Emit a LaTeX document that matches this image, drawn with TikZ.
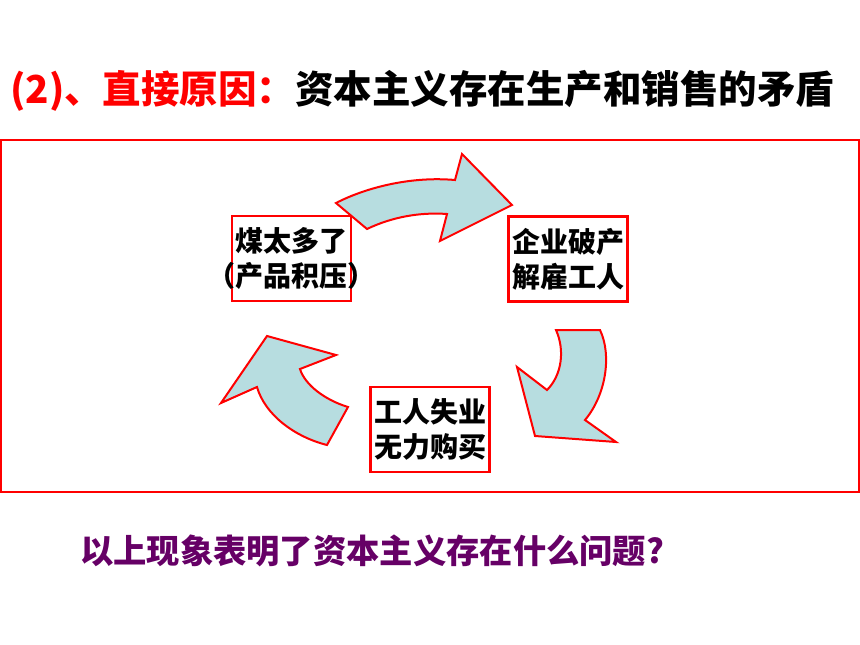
\documentclass[tikz,border=0pt]{standalone}
\usepackage{fontspec}
\newfontfamily\cjk{Noto Sans CJK SC}
\usetikzlibrary{positioning}
\definecolor{boxred}{RGB}{255,0,0}
\definecolor{arrowfill}{RGB}{183,221,224}
\definecolor{askpurple}{RGB}{102,0,102}
\tikzset{
	cellbox/.style={
		rectangle,
		draw=boxred, line width=2.4pt,
		minimum width=119pt,
		minimum height=85pt,
		inner sep=0pt},
	celltext/.style={
		align=center,
		font=\cjk\bfseries\fontsize{28}{35}\selectfont,
		inner sep=0pt},
	bendarrow/.style={fill=arrowfill, draw=boxred, line width=2pt, line join=miter},
}
\begin{document}
\begin{tikzpicture}[x=1pt,y=-1pt]
		\useasboundingbox (0,0) rectangle (860,645);
		% title
		\node[anchor=west, inner sep=0pt, font=\cjk\bfseries\fontsize{38.5}{40}\selectfont] (title) at (10,91)
			{\textcolor{boxred}{(2)、直接原因：}资本主义存在生产和销售的矛盾};
		% frame
		\draw[boxred, line width=2pt] (1,140) rectangle (859,492);
		% boxes
		\node[cellbox] (coal) at (291.5,258.5) {};
		\node[celltext] at (coal) {煤太多了\\（产品积压）};
		\node[cellbox] (firm) at (568,259) {};
		\node[celltext] at (firm) {企业破产\\解雇工人};
		\node[cellbox] (jobs) at (430,429.5) {};
		\node[celltext] at (jobs) {工人失业\\无力购买};
		% bent arrows
		\draw[bendarrow] (336,203) .. controls (365,188) and (410,176) .. (455,180)
			-- (462,154) -- (512,205) -- (440,241) -- (447,214)
			.. controls (420,212) and (392,217) .. (367,229) -- cycle;
		\draw[bendarrow] (556,330) -- (600,330) .. controls (612,355) and (606,395) .. (585,420)
			-- (616,442) -- (535,436) -- (517,367) -- (547,390)
			.. controls (562,375) and (565,350) .. cycle;
		\draw[bendarrow] (327,445) -- (348,407) .. controls (325,400) and (305,385) .. (300,369)
			-- (336,355) -- (267,336) -- (221,403) -- (257,387)
			.. controls (265,415) and (295,437) .. cycle;
		% question
		\node[anchor=west, inner sep=0pt, text=askpurple, font=\cjk\bfseries\fontsize{33.3}{36}\selectfont] (ask) at (80,551)
			{以上现象表明了资本主义存在什么问题?};
		\end{tikzpicture}
\end{document}
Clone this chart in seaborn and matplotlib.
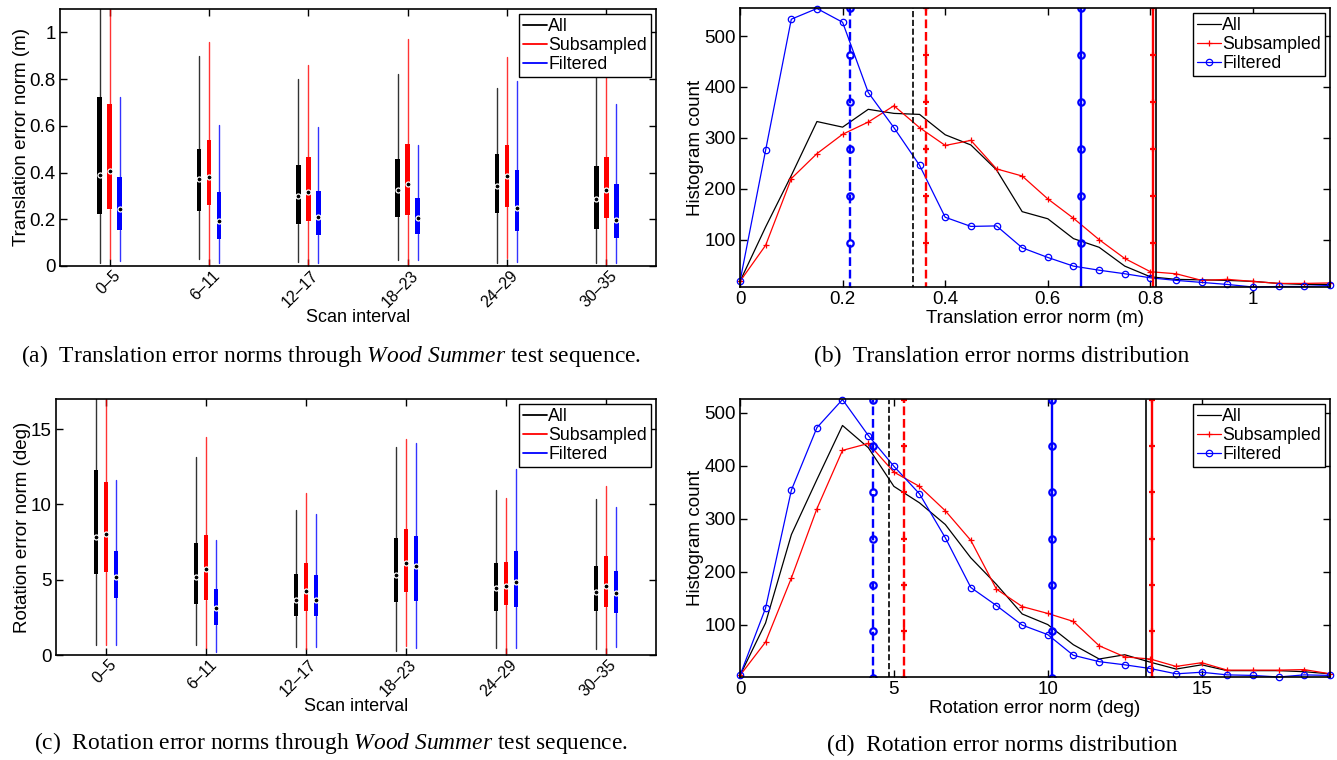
☆ ☆ ☆ ☆ ☆ ☆ ☆
• **Task**
Repeat all the data as it stands, dropping any images it holds.

• **The completed task**
Emit a LaTeX document that matches this image, drawn with TikZ.
\documentclass[tikz,border=0pt]{standalone}
\usepackage{fontspec}
\newfontfamily\cjk{Noto Sans CJK SC}
\usetikzlibrary{positioning}
\definecolor{boxred}{RGB}{255,0,0}
\definecolor{arrowfill}{RGB}{183,221,224}
\definecolor{askpurple}{RGB}{102,0,102}
\tikzset{
	cellbox/.style={
		rectangle,
		draw=boxred, line width=2.4pt,
		minimum width=119pt,
		minimum height=85pt,
		inner sep=0pt},
	celltext/.style={
		align=center,
		font=\cjk\bfseries\fontsize{28}{35}\selectfont,
		inner sep=0pt},
	bendarrow/.style={fill=arrowfill, draw=boxred, line width=2pt, line join=miter},
}
\begin{document}
\begin{tikzpicture}[x=1pt,y=-1pt]
		\useasboundingbox (0,0) rectangle (860,645);
		% title
		\node[anchor=west, inner sep=0pt, font=\cjk\bfseries\fontsize{38.5}{40}\selectfont] (title) at (10,91)
			{\textcolor{boxred}{(2)、直接原因：}资本主义存在生产和销售的矛盾};
		% frame
		\draw[boxred, line width=2pt] (1,140) rectangle (859,492);
		% boxes
		\node[cellbox] (coal) at (291.5,258.5) {};
		\node[celltext] at (coal) {煤太多了\\（产品积压）};
		\node[cellbox] (firm) at (568,259) {};
		\node[celltext] at (firm) {企业破产\\解雇工人};
		\node[cellbox] (jobs) at (430,429.5) {};
		\node[celltext] at (jobs) {工人失业\\无力购买};
		% bent arrows
		\draw[bendarrow] (336,203) .. controls (365,188) and (410,176) .. (455,180)
			-- (462,154) -- (512,205) -- (440,241) -- (447,214)
			.. controls (420,212) and (392,217) .. (367,229) -- cycle;
		\draw[bendarrow] (556,330) -- (600,330) .. controls (612,355) and (606,395) .. (585,420)
			-- (616,442) -- (535,436) -- (517,367) -- (547,390)
			.. controls (562,375) and (565,350) .. cycle;
		\draw[bendarrow] (327,445) -- (348,407) .. controls (325,400) and (305,385) .. (300,369)
			-- (336,355) -- (267,336) -- (221,403) -- (257,387)
			.. controls (265,415) and (295,437) .. cycle;
		% question
		\node[anchor=west, inner sep=0pt, text=askpurple, font=\cjk\bfseries\fontsize{33.3}{36}\selectfont] (ask) at (80,551)
			{以上现象表明了资本主义存在什么问题?};
		\end{tikzpicture}
\end{document}
Clone this chart in seaborn and matplotlib.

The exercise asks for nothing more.